Not me, and I have given up oodles to teach my kids.
It is way harder to be a doctor.
The incredibly strenuous education to get an MD is extremely tough. None but the brightest, most disciplined and most mentally and emotionally stable can manage.
There has to be a big reward for the incredibly hard education you need to get before you can begin to start to earn - at the belated age of 28 or so.
A person with a decent high school diploma should be capable of teaching at least through junior high. I know I am.
It is not about the value, per se, but the fact that only a few of our healthiest, best educated, most stable people who sacrifice a great deal and delay income for a long time can become an MD.
If there is not a big paycheck at the end of that long hard road, not many will do it.
Whereas many are willing to teach for far less income.
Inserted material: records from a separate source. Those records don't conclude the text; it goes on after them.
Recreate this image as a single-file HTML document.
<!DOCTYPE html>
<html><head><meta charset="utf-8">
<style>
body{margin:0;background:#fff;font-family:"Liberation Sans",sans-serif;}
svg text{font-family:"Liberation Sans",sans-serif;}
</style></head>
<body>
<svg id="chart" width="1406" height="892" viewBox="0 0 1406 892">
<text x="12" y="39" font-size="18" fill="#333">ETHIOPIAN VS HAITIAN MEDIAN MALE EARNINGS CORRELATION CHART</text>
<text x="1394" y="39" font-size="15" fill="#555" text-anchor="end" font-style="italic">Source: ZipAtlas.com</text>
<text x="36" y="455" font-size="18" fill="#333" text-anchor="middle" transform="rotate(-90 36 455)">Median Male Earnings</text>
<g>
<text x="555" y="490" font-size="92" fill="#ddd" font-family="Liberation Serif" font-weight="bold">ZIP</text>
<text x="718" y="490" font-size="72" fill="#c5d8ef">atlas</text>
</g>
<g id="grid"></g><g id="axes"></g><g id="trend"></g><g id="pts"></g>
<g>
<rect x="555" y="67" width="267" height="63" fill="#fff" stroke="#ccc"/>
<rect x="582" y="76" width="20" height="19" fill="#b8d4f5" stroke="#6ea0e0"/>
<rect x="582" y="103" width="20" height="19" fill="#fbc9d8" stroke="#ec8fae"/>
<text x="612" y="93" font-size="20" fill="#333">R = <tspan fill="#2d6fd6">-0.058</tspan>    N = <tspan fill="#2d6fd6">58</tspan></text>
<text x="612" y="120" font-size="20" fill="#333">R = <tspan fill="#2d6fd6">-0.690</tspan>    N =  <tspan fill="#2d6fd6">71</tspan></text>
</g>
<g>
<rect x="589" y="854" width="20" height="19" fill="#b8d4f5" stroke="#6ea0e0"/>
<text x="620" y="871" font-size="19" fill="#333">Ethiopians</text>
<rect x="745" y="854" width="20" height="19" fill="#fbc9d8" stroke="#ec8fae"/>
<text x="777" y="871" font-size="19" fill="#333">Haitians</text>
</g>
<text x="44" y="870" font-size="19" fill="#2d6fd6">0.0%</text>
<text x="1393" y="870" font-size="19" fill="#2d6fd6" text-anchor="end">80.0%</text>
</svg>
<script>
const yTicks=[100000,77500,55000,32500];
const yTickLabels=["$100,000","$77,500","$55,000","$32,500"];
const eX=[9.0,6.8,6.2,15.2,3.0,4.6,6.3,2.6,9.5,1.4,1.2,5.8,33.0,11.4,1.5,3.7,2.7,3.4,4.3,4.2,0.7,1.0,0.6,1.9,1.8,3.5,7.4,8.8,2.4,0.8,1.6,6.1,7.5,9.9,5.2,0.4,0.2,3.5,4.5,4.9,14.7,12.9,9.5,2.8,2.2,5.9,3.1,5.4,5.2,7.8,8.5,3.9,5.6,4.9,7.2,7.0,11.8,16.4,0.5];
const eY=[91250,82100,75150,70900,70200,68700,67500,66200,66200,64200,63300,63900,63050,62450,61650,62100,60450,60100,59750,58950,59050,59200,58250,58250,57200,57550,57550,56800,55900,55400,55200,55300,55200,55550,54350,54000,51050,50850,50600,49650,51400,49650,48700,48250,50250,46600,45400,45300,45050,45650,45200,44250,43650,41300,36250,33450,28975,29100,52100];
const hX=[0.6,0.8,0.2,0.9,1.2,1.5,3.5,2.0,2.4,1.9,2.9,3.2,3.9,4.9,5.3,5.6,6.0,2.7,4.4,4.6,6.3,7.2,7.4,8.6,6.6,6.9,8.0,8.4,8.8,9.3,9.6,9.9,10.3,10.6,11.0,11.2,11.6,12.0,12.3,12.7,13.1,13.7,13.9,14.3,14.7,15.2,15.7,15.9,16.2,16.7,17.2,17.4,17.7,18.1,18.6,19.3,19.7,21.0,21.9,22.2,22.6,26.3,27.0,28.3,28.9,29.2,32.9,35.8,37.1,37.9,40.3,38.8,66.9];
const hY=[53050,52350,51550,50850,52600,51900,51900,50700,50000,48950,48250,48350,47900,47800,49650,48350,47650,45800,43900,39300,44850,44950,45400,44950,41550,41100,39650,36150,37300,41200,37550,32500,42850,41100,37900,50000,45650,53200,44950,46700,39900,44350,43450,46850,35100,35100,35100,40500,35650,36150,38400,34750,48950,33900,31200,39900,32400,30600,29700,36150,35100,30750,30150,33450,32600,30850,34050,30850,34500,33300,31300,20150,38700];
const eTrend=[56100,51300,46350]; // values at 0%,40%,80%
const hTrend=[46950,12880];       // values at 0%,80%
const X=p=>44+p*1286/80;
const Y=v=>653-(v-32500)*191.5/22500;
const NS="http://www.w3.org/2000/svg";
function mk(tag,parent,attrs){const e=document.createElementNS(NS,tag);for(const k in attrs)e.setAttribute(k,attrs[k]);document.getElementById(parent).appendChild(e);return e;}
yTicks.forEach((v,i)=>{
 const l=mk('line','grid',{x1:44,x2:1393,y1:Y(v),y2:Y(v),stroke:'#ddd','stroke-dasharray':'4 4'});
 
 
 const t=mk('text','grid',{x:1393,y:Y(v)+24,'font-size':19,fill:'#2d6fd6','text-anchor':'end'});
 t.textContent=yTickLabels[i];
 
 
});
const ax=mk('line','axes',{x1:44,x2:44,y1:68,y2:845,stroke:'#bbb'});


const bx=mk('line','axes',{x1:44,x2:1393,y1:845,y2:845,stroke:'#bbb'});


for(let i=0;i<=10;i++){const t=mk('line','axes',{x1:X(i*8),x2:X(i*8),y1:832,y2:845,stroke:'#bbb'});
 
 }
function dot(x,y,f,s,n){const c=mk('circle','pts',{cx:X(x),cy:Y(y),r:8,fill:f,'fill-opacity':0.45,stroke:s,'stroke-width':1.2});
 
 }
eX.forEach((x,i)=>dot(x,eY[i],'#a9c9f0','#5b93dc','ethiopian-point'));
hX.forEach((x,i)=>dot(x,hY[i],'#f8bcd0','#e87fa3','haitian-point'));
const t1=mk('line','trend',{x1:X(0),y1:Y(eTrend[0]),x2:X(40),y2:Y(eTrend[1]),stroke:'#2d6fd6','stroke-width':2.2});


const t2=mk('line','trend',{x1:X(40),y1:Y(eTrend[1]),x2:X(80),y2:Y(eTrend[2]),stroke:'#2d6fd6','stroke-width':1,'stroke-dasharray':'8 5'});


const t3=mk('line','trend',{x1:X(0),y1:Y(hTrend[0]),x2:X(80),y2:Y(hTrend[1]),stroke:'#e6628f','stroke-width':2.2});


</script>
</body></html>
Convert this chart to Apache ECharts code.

The law of supply and demand works well.
I have to disagree with the author. Look at the success of homeschooling mothers. They don’t all have teaching degrees or even a college education.
Had the same set of thoughts 10+ years ago.
Most people don’t realize it - because for older people - we graft the capabilities of our old teachers on the newer ranks.
For the younger people - they have never known anything different.
The best and the brightest now homeschool their kids.
Socialist indoctrination day care centers are not for the family that knows it can teach their own.
You need to think about your comment - it actually agrees with the author.
Why do you suppose we have homeschoolers now?
Anyway - their success has little to do with the teachers and everything to do with direct parent:child involvement. (We homeschool.)
I will venture to guess you are <35?
40+ years ago - a completely different intellectual/cultural class were teachers. They commanded respect - even from smart kids. In the current world - a smart person feels uncomfortable in a school.
It is as if you took all of the engineers at Boeing and replaced them with draftsmen. Nothing jusdgemental - but - reality.
It is just an unintended consequence of massive societal change - the leftist “forgot” to take into account the effect changing the entire teaching profession would have.
The discrimination was wrong - but those old teachers were smart.
I agree that we’ve dumbed down education in this society and that affects the pool of teachers. But the student demographics have changed, too. A large number of children are products of divorce, single-parent families, abuse and neglect situations. Many have parents who not English-language proficient. So I wouldn’t totally compare modern teachers to old school teachers without taking into consideration that they are dealing with problems less prevalent 40 years ago.
What is this wisdom you speak of Persevero?
I would call that a ‘check-mate’
I heard this theory years ago...and it makes as much sense now as it did then.
But we don’t need to go back to that age. If the schools decided to make kids behaved, and the teachers’ unions stopped controlling who can teach (and protecting those who couldn’t), I would expect that there would be TONS of applicants from our army of retired people, who don’t have enough money to jetset around the world (or, for certain, who soon won’t have enough money to jetset around the world...once our dollar collapses).
“I have always believed that teachers should be paid as much or more as any doctor. Because a doc only focuses on issues as they arise. A teacher is molding a life in a society that parental figures with time and gumption on their hands are few and far between.”
Personally, the free market setting wages for teachers would be ok with me...but maybe that’s because I’m on this site.
All gender issues aside, I've long said that one of the most obvious signs that we don't put a high value on good teachers in this country is that you hardly ever see immigrants from places like Japan, Korea or India pursue careers in education here. This is a pretty remarkable thing, when you consider just how important education is in these cultures.